Honestly, I fail to understand what is so good about France. Apart from the beauty of the country and in particular Paris, there is little else I would save (maybe just the camembert and the foie gras).. The people are known to be arrogant, fashion and food (and wine!) are second to many other countries, especially Italy.. The level of service in their hotels/tourist establishments is aweful. There is a widespread racism and social inequalities. Their economy is going down the pits, no wonder they are now part of the FISH (france, italy, spain, holland) european economies in need of help. Their welfare system is proving to be a failure. The effects of it are starting to be seen, as their ageing population is not being backed by a growing young workforce able to pay for their pensioners. Same thing in Italy. The young pick up the tab, and have little to look forward to for their own future.. The Old Continent is not old for any reason...

Posted by: Hisham

@Oli69 regardless of the country's name, I think Anna is right on the other part.
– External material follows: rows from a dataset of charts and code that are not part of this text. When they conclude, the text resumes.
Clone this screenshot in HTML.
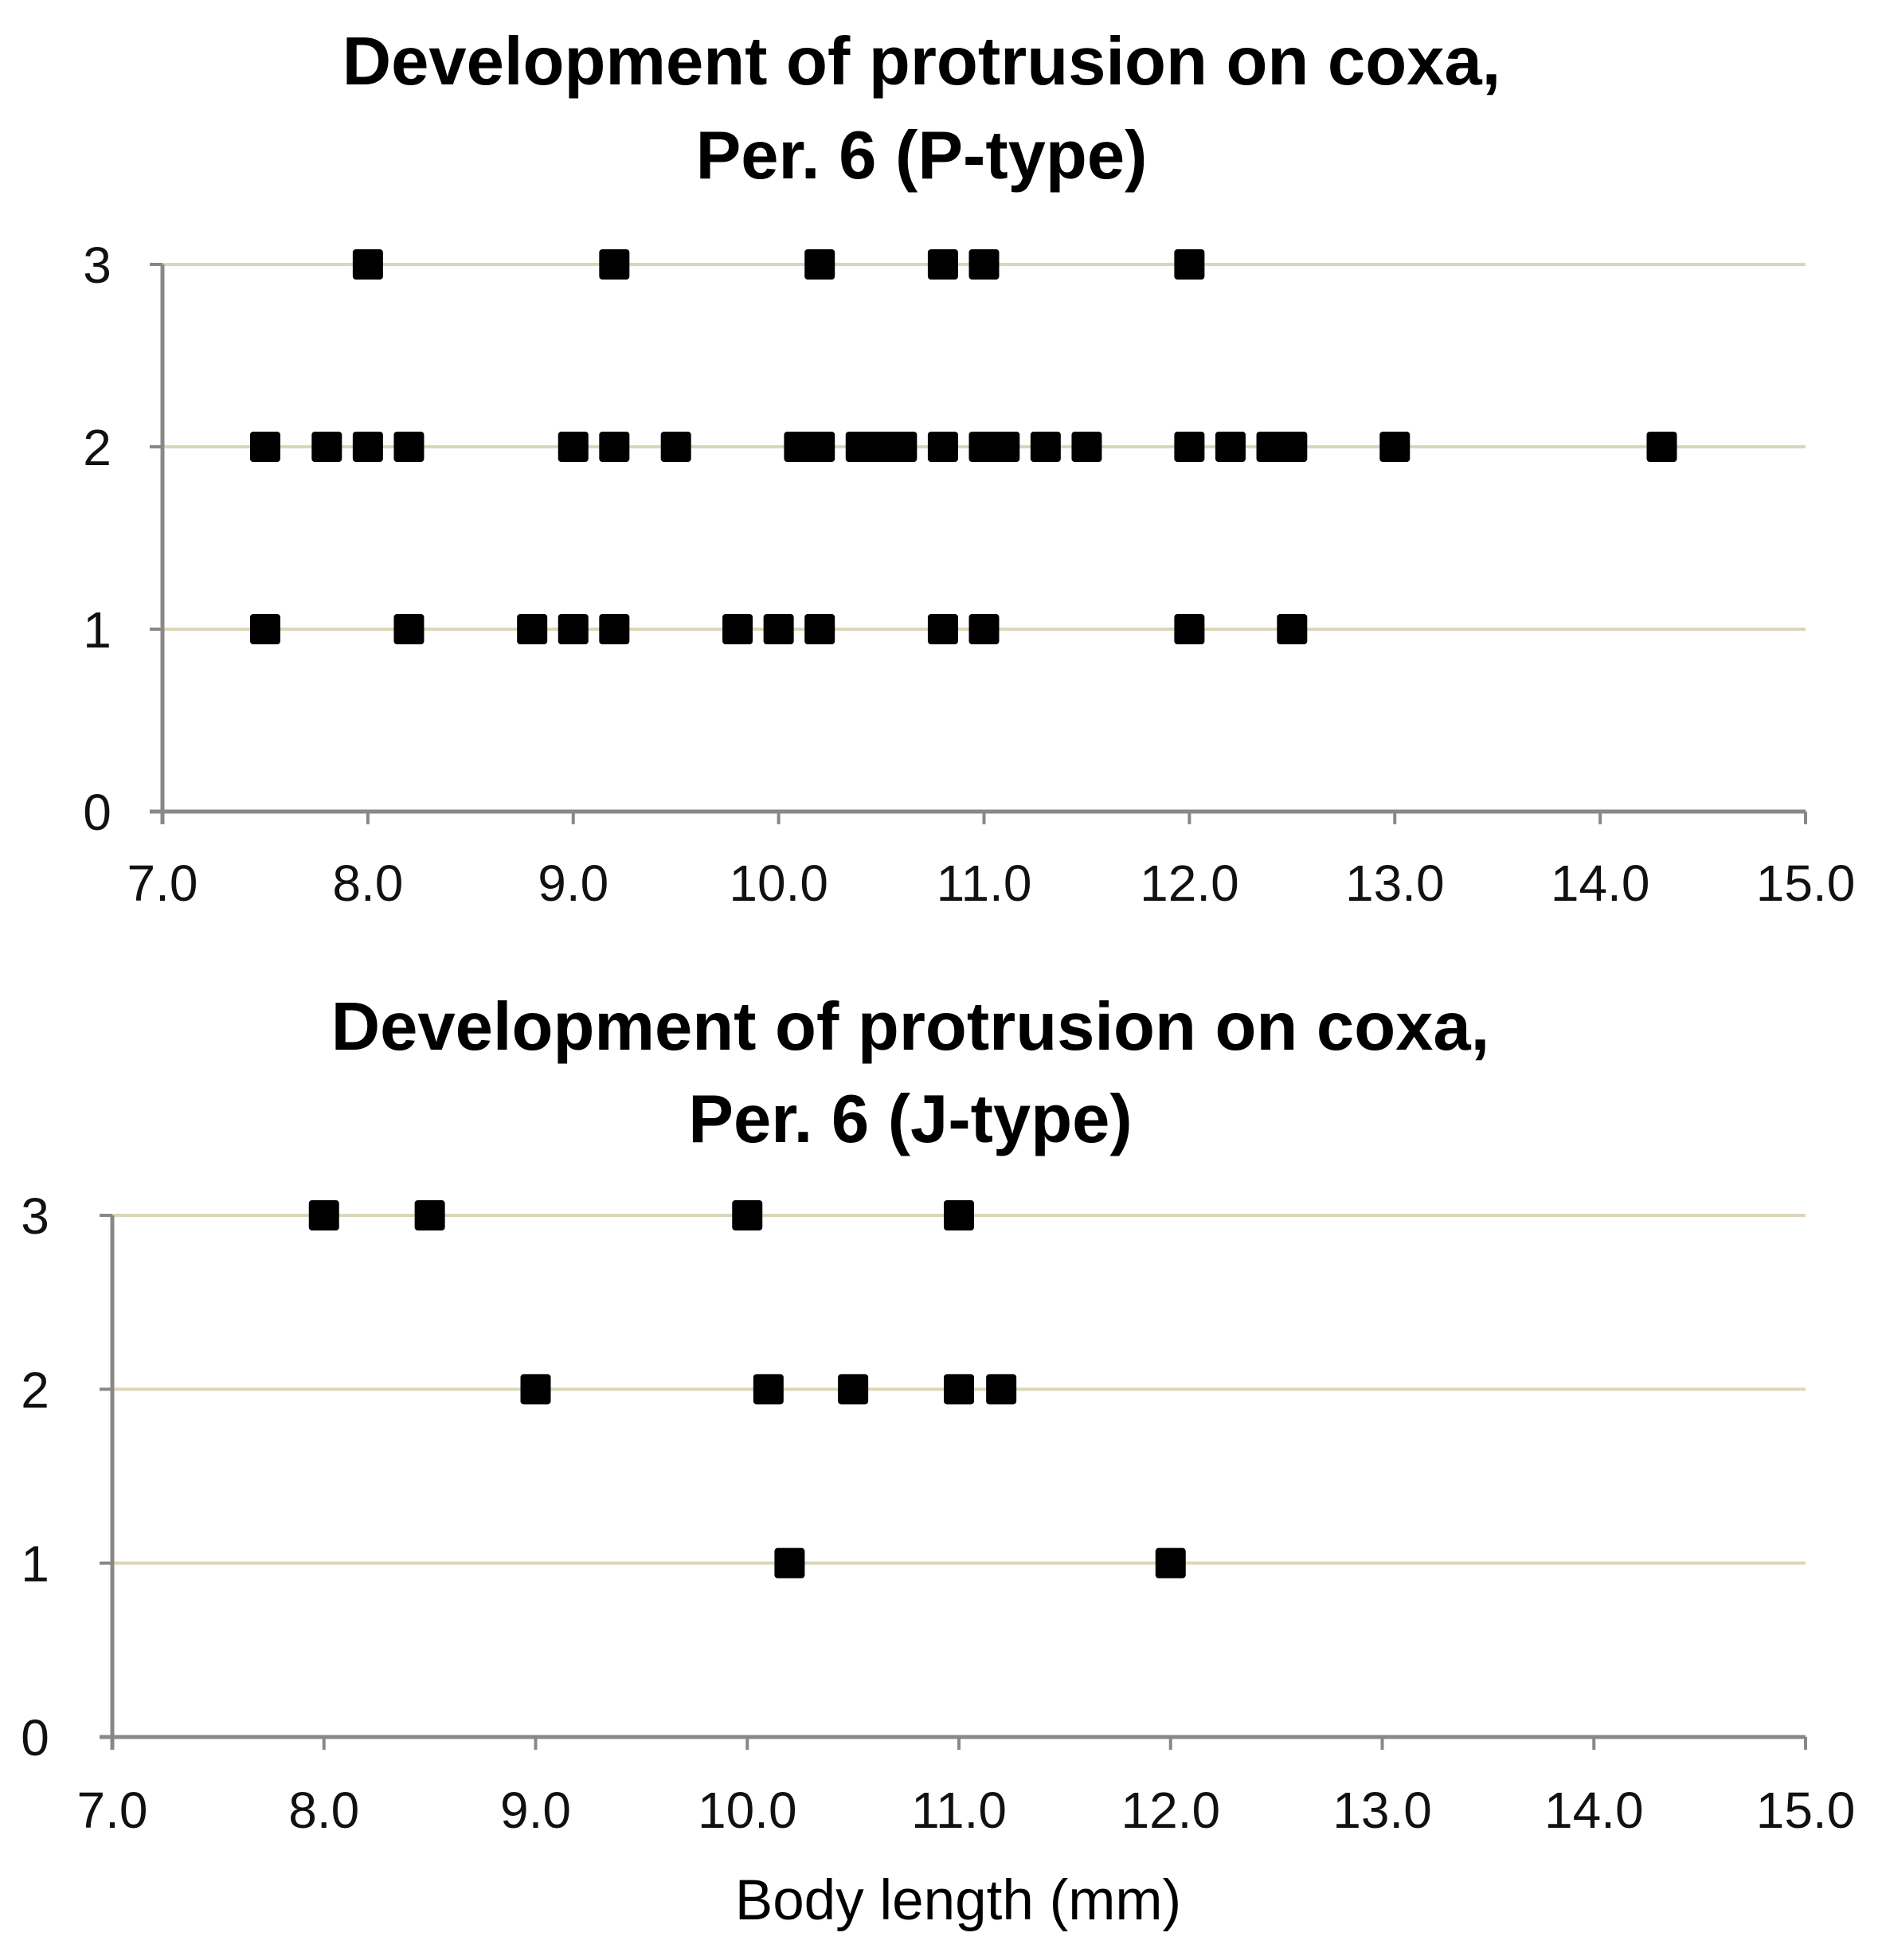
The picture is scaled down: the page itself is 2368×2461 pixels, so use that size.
<!DOCTYPE html>
<html><head><meta charset="utf-8"><style>
html,body{margin:0;padding:0;background:#fff;}
svg{display:block;font-family:"Liberation Sans","DejaVu Sans",sans-serif;}
</style></head><body>
<svg id="chart" width="2368" height="2461" viewBox="0 0 2368 2461">
<g>
<text x="1157" y="106" text-anchor="middle" font-size="85" font-weight="bold">Development of protrusion on coxa,</text>
<text x="1157" y="224" text-anchor="middle" font-size="85" font-weight="bold">Per. 6 (P-type)</text>
<g id="p1"></g>
</g>
<g>
<text x="1143" y="1318" text-anchor="middle" font-size="85" font-weight="bold">Development of protrusion on coxa,</text>
<text x="1143" y="1434" text-anchor="middle" font-size="85" font-weight="bold">Per. 6 (J-type)</text>
<g id="p2"></g>
</g>
<text x="1203" y="2410" text-anchor="middle" font-size="71">Body length (mm)</text>
</svg>
<script>
const xTicks = [7,8,9,10,11,12,13,14,15];
const yTicks = [0,1,2,3];
const pLevel3 = [8.0, 9.2, 10.2, 10.8, 11.0, 12.0];
const pLevel2 = [7.5, 7.8, 8.0, 8.2, 9.0, 9.2, 9.5, 10.1, 10.2, 10.4, 10.5, 10.6, 10.8, 11.0, 11.1, 11.3, 11.5, 12.0, 12.2, 12.4, 12.5, 13.0, 14.3];
const pLevel1 = [7.5, 8.2, 8.8, 9.0, 9.2, 9.8, 10.0, 10.2, 10.8, 11.0, 12.0, 12.5];
const jLevel3 = [8.0, 8.5, 10.0, 11.0];
const jLevel2 = [9.0, 10.1, 10.5, 11.0, 11.2];
const jLevel1 = [10.2, 12.0];

const NS = 'http://www.w3.org/2000/svg';
function mk(parent, tag, attrs){
  const e = document.createElementNS(NS, tag);
  for (const k in attrs) e.setAttribute(k, attrs[k]);
  parent.appendChild(e);
  return e;
}
function drawPanel(gid, prefix, L, R, Y0, Y3, ylabX, xlabY, levels){
  const g = document.getElementById(gid);
  const sx = v => L + (v - 7) / 8 * (R - L);
  const sy = v => Y0 + v / 3 * (Y3 - Y0);
  yTicks.forEach(t => {
    if (t > 0) {
      const gl = mk(g, 'line', {x1:L, x2:R, y1:sy(t), y2:sy(t), stroke:'#dcd6b8', 'stroke-width':4});
      
      
    }
    const tk = mk(g, 'line', {x1:L-16, x2:L, y1:sy(t), y2:sy(t), stroke:'#888', 'stroke-width':4});
    
    
    const tl = mk(g, 'text', {x:ylabX, y:sy(t)+23, 'text-anchor':'middle', 'font-size':64, fill:'#111'});
    tl.textContent = t;
    
    
  });
  xTicks.forEach(t => {
    const tk = mk(g, 'line', {x1:sx(t), x2:sx(t), y1:Y0, y2:Y0+16, stroke:'#888', 'stroke-width':4});
    
    
    const tl = mk(g, 'text', {x:sx(t), y:xlabY, 'text-anchor':'middle', 'font-size':64, fill:'#111'});
    tl.textContent = t.toFixed(1);
    
    
  });
  const ya = mk(g, 'line', {x1:L, x2:L, y1:Y3, y2:Y0+16, stroke:'#888', 'stroke-width':5});
  
  
  const xa = mk(g, 'line', {x1:L-16, x2:R, y1:Y0, y2:Y0, stroke:'#888', 'stroke-width':5});
  
  
  levels.forEach(([lvl, arr]) => {
    arr.forEach(v => {
      const m = mk(g, 'rect', {x:sx(v)-19, y:sy(lvl)-19, width:38, height:38, rx:4, fill:'#000'});
      
      
    });
  });
}
drawPanel('p1', 'p-type', 204, 2267, 1019, 332, 122, 1131, [[3,pLevel3],[2,pLevel2],[1,pLevel1]]);
drawPanel('p2', 'j-type', 141, 2267, 2181, 1526, 44, 2295, [[3,jLevel3],[2,jLevel2],[1,jLevel1]]);
</script>
</body></html>
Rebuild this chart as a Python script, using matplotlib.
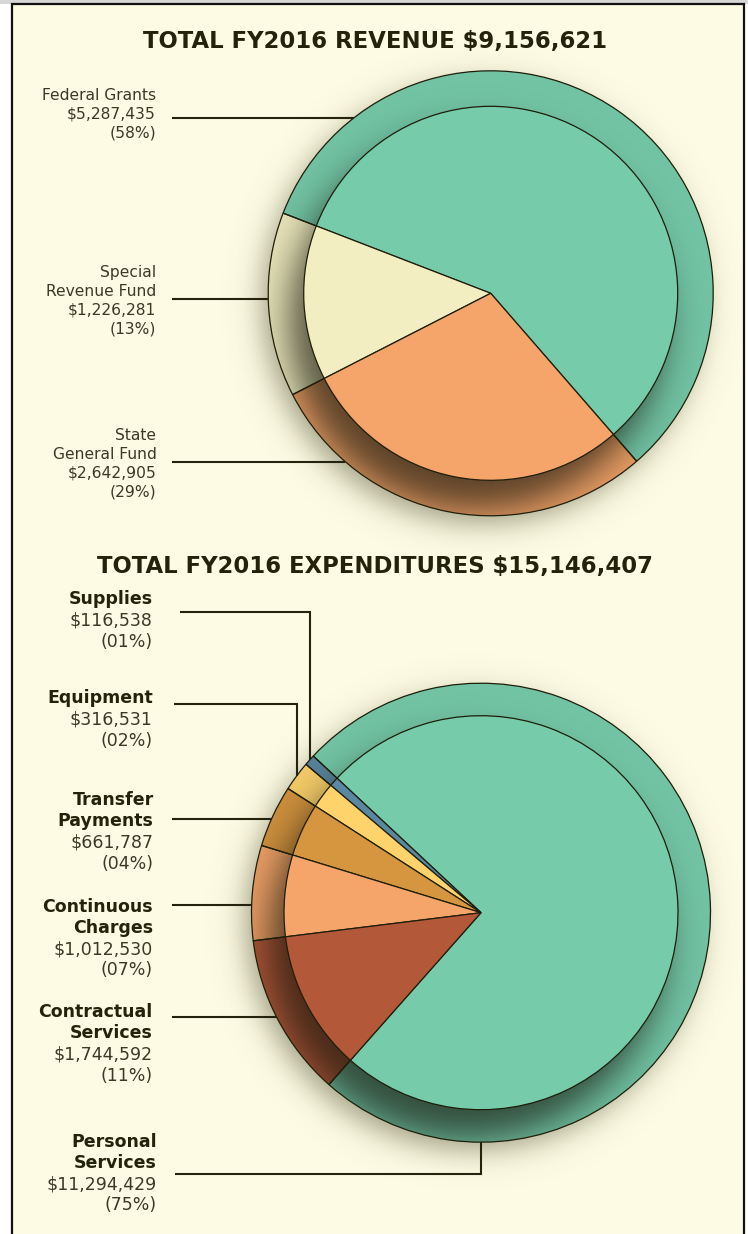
import numpy as np
import matplotlib
matplotlib.use("Agg")
import matplotlib.pyplot as plt
from matplotlib.patches import Circle, Rectangle

W, H = 748, 1234
BG = "#FDFBE3"
EDGE = "#1e1e0a"
INK = "#23230c"
TEXT = "#3a3a26"

# revenue breakdown
revenue_names = ["Federal Grants", "Special\nRevenue Fund", "State\nGeneral Fund"]
revenue_values = [5287435, 1226281, 2642905]
revenue_pct = [58, 13, 29]
revenue_colors = ["#76CBAB", "#F2EEC2", "#F5A56A"]

# expenditure breakdown
expense_names = ["Personal\nServices", "Supplies", "Equipment", "Transfer\nPayments",
                 "Continuous\nCharges", "Contractual\nServices"]
expense_values = [11294429, 116538, 316531, 661787, 1012530, 1744592]
expense_pct = [75, 1, 2, 4, 7, 11]
expense_colors = ["#76CBAB", "#5A87A1", "#FED36C", "#D6953F", "#F5A56A", "#B4583A"]


def to_y(img_y):
    return H - img_y


fig = plt.figure(figsize=(W / 100, H / 100), dpi=100)
fig.patch.set_facecolor("white")
ax = fig.add_axes([0, 0, 1, 1])

ax.add_patch(Rectangle((0, to_y(3.5)), W, 3.5, facecolor="#d6d6d6", edgecolor="none", zorder=0))
ax.add_patch(Rectangle((12.5, -10), 732, to_y(4) + 10, facecolor=BG, edgecolor="#111111",
                       linewidth=1.6, zorder=0.5))

gx, gy = np.meshgrid(np.arange(W) + 0.5, np.arange(H) + 0.5)


def soft_disc(cx, cy, radius, width):
    d = np.hypot(gx - cx, gy - cy)
    return 0.5 * (1 - np.tanh((d - radius) / width))


def overlay(alpha, rgb, z, clip=None):
    img = np.zeros((H, W, 4))
    img[..., :3] = matplotlib.colors.to_rgb(rgb)
    img[..., 3] = alpha
    im = ax.imshow(img, extent=(0, W, 0, H), origin="lower", interpolation="bilinear", zorder=z)
    if clip is not None:
        im.set_clip_path(clip)
    return im


def draw_pie(values, colors, center, R, r, start):
    cx, cy = center
    # soft shadow under the whole disc
    overlay(0.55 * soft_disc(cx - 8, cy - 10, R - 2, 17), "#5b5b3c", 1)
    # outer rim, shaded by the top face sitting above it
    ax.pie(values, colors=colors, center=center, radius=R, startangle=start, frame=True,
           wedgeprops=dict(edgecolor="none", zorder=2))
    rim = Circle(center, R, transform=ax.transData)
    overlay(0.04 + 0.66 * soft_disc(cx - 14, cy - 28, r, 22), "#15150a", 3, clip=rim)
    ax.pie(values, colors=colors, center=center, radius=R, startangle=start, frame=True,
           wedgeprops=dict(facecolor="none", edgecolor=EDGE, linewidth=0.9, zorder=4))
    # flat top face
    ax.pie(values, colors=colors, center=center, radius=r, startangle=start, frame=True,
           wedgeprops=dict(edgecolor=EDGE, linewidth=0.9, zorder=5))


def mid_angles(values, start):
    fr = np.cumsum([0] + list(values)) / float(sum(values)) * 360 + start
    return (fr[:-1] + fr[1:]) / 2


def draw_labels(names, values, pct, center, R, right_x, baselines, step, leader_y, start_x,
                anchors, size, bold_names):
    cx, cy = center
    for i, name in enumerate(names):
        lines = name.split("\n")
        rows = [(ln, True) for ln in lines] + [(f"${values[i]:,}", False), (f"({pct[i]:02d}%)", False)]
        for k, (txt, is_name) in enumerate(rows):
            bold = is_name and bold_names
            ax.text(right_x[i], to_y(baselines[i] + k * step), txt, ha="right", va="baseline",
                    fontsize=size, fontweight="bold" if bold else "normal",
                    color=INK if bold else TEXT, zorder=7)
        y = to_y(leader_y[i])
        if anchors[i] is None:
            ex = cx - np.sqrt(R ** 2 - (y - cy) ** 2)
            xs, ys = [start_x[i], ex], [y, y]
        else:
            a = np.deg2rad(anchors[i])
            px, py = cx + R * np.cos(a), cy + R * np.sin(a)
            xs, ys = [start_x[i], px, px], [y, y, py]
        ax.plot(xs, ys, color="#24240e", linewidth=1.5, solid_capstyle="butt",
                solid_joinstyle="miter", zorder=6)


# revenue pie
rev_center = (490.7, to_y(293.3))
rev_start = 311
draw_pie(revenue_values, revenue_colors, rev_center, 222.5, 187, rev_start)
ax.text(375, to_y(48.3), "TOTAL FY2016 REVENUE $9,156,621", ha="center", va="baseline",
        fontsize=16.4, fontweight="bold", color=INK, zorder=7)
draw_labels(revenue_names, revenue_values, revenue_pct, rev_center, 222.5,
            right_x=[156, 156, 156.5], baselines=[100, 277.3, 440], step=18.7,
            leader_y=[118, 299, 461.7], start_x=[172, 172, 172],
            anchors=[None, None, None], size=11.2, bold_names=False)

# expenditure pie
exp_center = (481, to_y(912.7))
exp_start = 228.5
draw_pie(expense_values, expense_colors, exp_center, 229.5, 197, exp_start)
ax.text(375, to_y(573), "TOTAL FY2016 EXPENDITURES $15,146,407", ha="center", va="baseline",
        fontsize=16.4, fontweight="bold", color=INK, zorder=7)
mids = mid_angles(expense_values, exp_start)
draw_labels(expense_names, expense_values, expense_pct, exp_center, 229.5,
            right_x=[156.6, 152.7, 152.7, 153.7, 152.8, 152.8],
            baselines=[1146.7, 604.3, 703.3, 805.3, 911.7, 1017.3], step=21.2,
            leader_y=[1174, 612.3, 704.3, 818.7, 905, 1017.3],
            start_x=[175, 180, 174.3, 171.7, 172, 172],
            anchors=[270, mids[1], mids[2], None, None, None], size=12.5, bold_names=True)

ax.set_xlim(0, W)
ax.set_ylim(0, H)
ax.set_aspect("auto")
ax.axis("off")
fig.savefig("out.png", dpi=100, facecolor=fig.get_facecolor())
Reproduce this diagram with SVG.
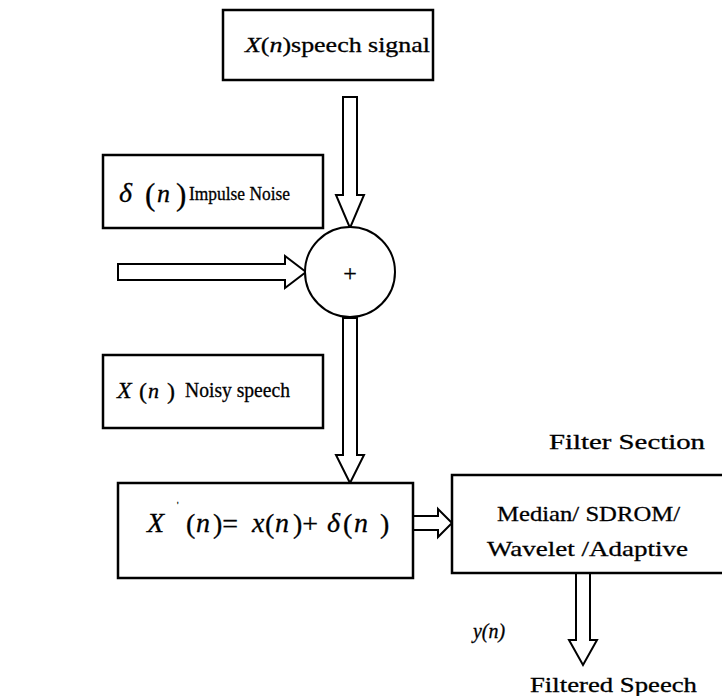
<svg xmlns="http://www.w3.org/2000/svg" width="722" height="696" viewBox="0 0 722 696">
<style>
.box{fill:#fff;stroke:#000;stroke-width:2.5}
.arr{fill:#fff;stroke:#000;stroke-width:2;stroke-linejoin:miter}
.t{font-family:"Liberation Serif","DejaVu Serif","Times New Roman",serif;fill:#000;stroke:#000;stroke-width:0.3}
.i{font-style:italic}
</style>
<rect width="722" height="696" fill="#fff"/>
<g id="connectors">
<polygon class="arr" points="343,97 357,97 357,195 364,195 350,228 336,195 343,195"/>
<polygon class="arr" points="118,264 285,264 285,256 306,272 285,288 285,280 118,280"/>
<polygon class="arr" points="343,318 357,318 357,455 364,455 350,483 336,455 343,455"/>
<polygon class="arr" points="413,516 438,516 438,509 452,523 438,537 438,530 413,530"/>
<polygon class="arr" points="576,573 590,573 590,640 597,640 583,665 569,640 576,640"/>
</g>
<g id="speech">
<rect class="box" x="223" y="10" width="210" height="70"/>
<text class="t" x="245" y="52" font-size="22" textLength="185" lengthAdjust="spacingAndGlyphs"><tspan class="i">X</tspan>(<tspan class="i">n</tspan>)speech signal</text>
</g>
<g id="impulse">
<rect class="box" x="103" y="155" width="220" height="73"/>
<text class="t i" x="119" y="202" font-size="28">δ</text>
<text class="t" x="145" y="205" font-size="31">(</text>
<text class="t i" x="157" y="202" font-size="26">n</text>
<text class="t" x="176" y="205" font-size="31">)</text>
<text class="t" x="189" y="200" font-size="19" textLength="101" lengthAdjust="spacingAndGlyphs">Impulse Noise</text>
</g>
<g id="sum">
<circle cx="350" cy="272" r="45" fill="#fff" stroke="#000" stroke-width="2"/>
<text class="t" x="350" y="281" font-size="24" text-anchor="middle">+</text>
</g>
<g id="noisy">
<rect class="box" x="103" y="355" width="220" height="73"/>
<text class="t i" x="117" y="398" font-size="24">X</text>
<text class="t" x="139" y="399" font-size="24">(</text>
<text class="t i" x="148" y="398" font-size="22">n</text>
<text class="t" x="167" y="399" font-size="24">)</text>
<text class="t" x="185" y="397" font-size="21" textLength="105" lengthAdjust="spacingAndGlyphs">Noisy speech</text>
</g>
<g id="sumbox">
<rect class="box" x="118" y="483" width="295" height="95"/>
<g font-size="28">
<text class="t i" x="147" y="532">X</text>
<text class="t" x="177" y="508" font-size="8" fill="#999" stroke="none">'</text>
<text class="t" x="186" y="533">(</text>
<text class="t i" x="196" y="532">n</text>
<text class="t" x="213" y="533">)=</text>
<text class="t i" x="252" y="532">x</text>
<text class="t" x="265" y="533">(</text>
<text class="t i" x="275" y="532">n</text>
<text class="t" x="293" y="533">)+</text>
<text class="t i" x="327" y="532">δ</text>
<text class="t" x="343" y="533">(</text>
<text class="t i" x="354" y="532">n</text>
<text class="t" x="380" y="533">)</text>
</g>
</g>
<g id="filter">
<text class="t" x="549" y="449" font-size="21" textLength="156" lengthAdjust="spacingAndGlyphs">Filter Section</text>
<rect class="box" x="452" y="475" width="275" height="98"/>
<text class="t" x="497" y="521" font-size="22" textLength="183" lengthAdjust="spacingAndGlyphs">Median/ SDROM/</text>
<text class="t" x="487" y="556" font-size="22" textLength="201" lengthAdjust="spacingAndGlyphs">Wavelet /Adaptive</text>
</g>
<g id="output">
<text class="t i" x="473" y="638" font-size="20" textLength="32" lengthAdjust="spacingAndGlyphs">y(n)</text>
<text class="t" x="530" y="692" font-size="21" textLength="167" lengthAdjust="spacingAndGlyphs">Filtered Speech</text>
</g>
</svg>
I have read the article, it contradicts all rating agencies (The Netherlands and Germany are the only triple A rated countries in the EU) and other known economic forecasts. The country has a budgetary deficit, but the Dutch have proved geniuses at fixing budgetary issues in previous crises. The article focuses a lot on mortgages, which are indeed higher than average and infrastructure, which is some of the best in the world. The underlying reason for mortgaging however is that they have a tax system that makes it more interesting to mortgage than own (mortgage interest deduction, lower property tax). Apparently the people at FT don't know this. Combined with the highest per household savings in the world and the social support structure, you will never see large numbers of defaults and foreclosures like in the US. They are definitely not in the same boat as the FIS or PIGS.

Posted by: Oli69

To all that commented the FISH economies. I do not take the credit for this acronym, but much more experienced and wise economists: http://www.ft.com/intl/cms/s/0/851277b2-76a2-11e2-ac91-00144feabdc0.html#axzz2QRVUivUG
Giving me a lecture on how nationals of the Netherlands are called is quite funny actually, considering I lived in every country mentioned in these posts. (ah, and I do miss the coffee shops in Vaal as well..) .

Posted by: MonkeyTennis

@Anna - like it or not but he's right - financial markets traders refer to FISH - France, Italy, Spain and Holland. The H is because your country is commonly, if incorrectly, referred to as Holland by English-speakers. If the correct name were used it would ruin an easy to remember acronym, as it would be if Spain was spelt the Spanish way and started with an E. The FISH grouping refers to countries where longer term underlying infrastructure and competitiveness issues are seen as key concerns not those curerntly in crisis.

Posted by: Ronald

This survey is entirely subjective and deliberately skewed to please the rulers of the UAE, the bread and butter of this agency. There is nothing scientific about the methodology, and the sample audience is hardly representative. Most of the respondents have probably been to France as rich holiday makers or sponsored students, which means they have a complete bias. Try living in a Muslim neighbourhood in Paris, and see how the numbers change.

Posted by: Tarek

Arab youth prefer France for purely post colonial reasons, I bet you that 95% of those who said they prefer France are from the Arabic Maghrib Countries or Lebanon. In those countries they have this absurd attachement to everything French !

Posted by: Hisham

As a Moroccan I can confirm this is true for those who have never lived there. Those who have grow to despise the French attitude towards Arabs and their constantly present sense of superiority. But this is a trend seen in many countries which have once been colonized, including Gulf countries which tend to see Brits as more knowledgable and British things as desirable. It must be some sort of a twist on the Stockholm syndrome. Hopefully we will see a day in which one of the points highlighted in the survey, Arab pride, will replace this misplaced sense of inferiority towards Westerners.